** Written exercise **
Only lines holding the string "this" are wanted; copy each one from the material.

** Exercise data **
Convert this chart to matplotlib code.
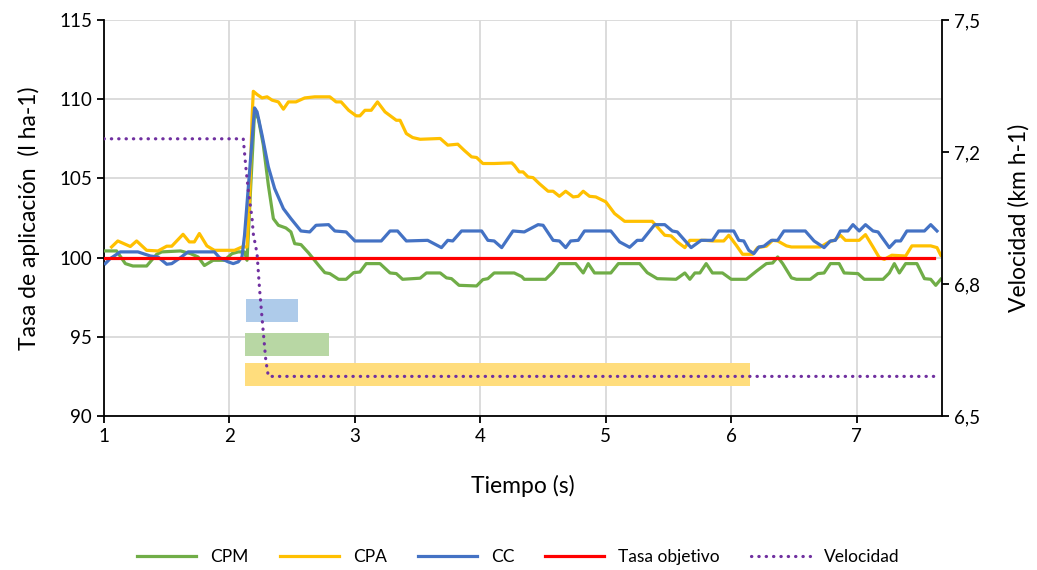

...

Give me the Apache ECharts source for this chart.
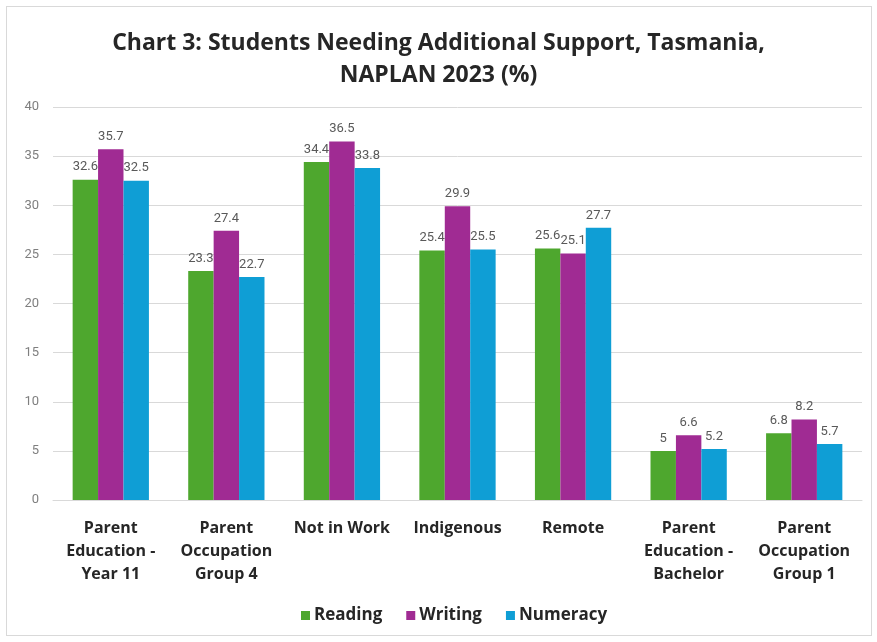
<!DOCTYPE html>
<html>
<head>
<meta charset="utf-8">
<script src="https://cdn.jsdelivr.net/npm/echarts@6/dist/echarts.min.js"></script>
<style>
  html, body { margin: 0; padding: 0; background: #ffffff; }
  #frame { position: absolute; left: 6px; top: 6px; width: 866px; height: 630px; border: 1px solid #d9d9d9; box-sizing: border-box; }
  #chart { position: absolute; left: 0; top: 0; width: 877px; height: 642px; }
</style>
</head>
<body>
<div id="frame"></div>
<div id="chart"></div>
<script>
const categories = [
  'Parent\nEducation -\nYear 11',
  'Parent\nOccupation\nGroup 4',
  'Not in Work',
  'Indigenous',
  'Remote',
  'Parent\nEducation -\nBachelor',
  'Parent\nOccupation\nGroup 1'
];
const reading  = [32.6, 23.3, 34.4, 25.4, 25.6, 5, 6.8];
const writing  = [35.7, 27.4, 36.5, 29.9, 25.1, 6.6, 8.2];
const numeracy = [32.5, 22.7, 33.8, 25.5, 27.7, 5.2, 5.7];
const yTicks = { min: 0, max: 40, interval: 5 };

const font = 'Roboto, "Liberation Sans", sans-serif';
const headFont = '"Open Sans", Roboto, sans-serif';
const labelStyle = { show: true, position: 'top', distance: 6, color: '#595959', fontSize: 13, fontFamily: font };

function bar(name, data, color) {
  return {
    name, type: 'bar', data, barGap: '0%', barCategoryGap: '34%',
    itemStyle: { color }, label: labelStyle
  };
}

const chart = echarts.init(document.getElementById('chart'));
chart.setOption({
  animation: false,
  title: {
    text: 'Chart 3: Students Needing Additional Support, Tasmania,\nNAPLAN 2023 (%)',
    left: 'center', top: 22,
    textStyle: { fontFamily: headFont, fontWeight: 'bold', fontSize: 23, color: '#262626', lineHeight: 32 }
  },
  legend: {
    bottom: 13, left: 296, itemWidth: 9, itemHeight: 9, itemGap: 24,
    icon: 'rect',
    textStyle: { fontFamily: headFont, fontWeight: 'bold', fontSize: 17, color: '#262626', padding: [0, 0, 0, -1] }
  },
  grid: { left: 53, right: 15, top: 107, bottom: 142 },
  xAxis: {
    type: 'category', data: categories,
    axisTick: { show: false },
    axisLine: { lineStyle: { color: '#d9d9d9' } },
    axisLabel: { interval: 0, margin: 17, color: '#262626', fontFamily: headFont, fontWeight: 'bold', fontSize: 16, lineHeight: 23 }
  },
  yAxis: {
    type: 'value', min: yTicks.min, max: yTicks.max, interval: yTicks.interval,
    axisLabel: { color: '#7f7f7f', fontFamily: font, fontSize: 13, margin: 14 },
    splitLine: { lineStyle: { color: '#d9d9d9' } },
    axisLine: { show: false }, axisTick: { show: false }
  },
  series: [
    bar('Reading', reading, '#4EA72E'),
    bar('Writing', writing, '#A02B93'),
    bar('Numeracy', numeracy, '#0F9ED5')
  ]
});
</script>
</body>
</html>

** Result **
Convert this chart to matplotlib code.
Give me the Apache ECharts source for this chart.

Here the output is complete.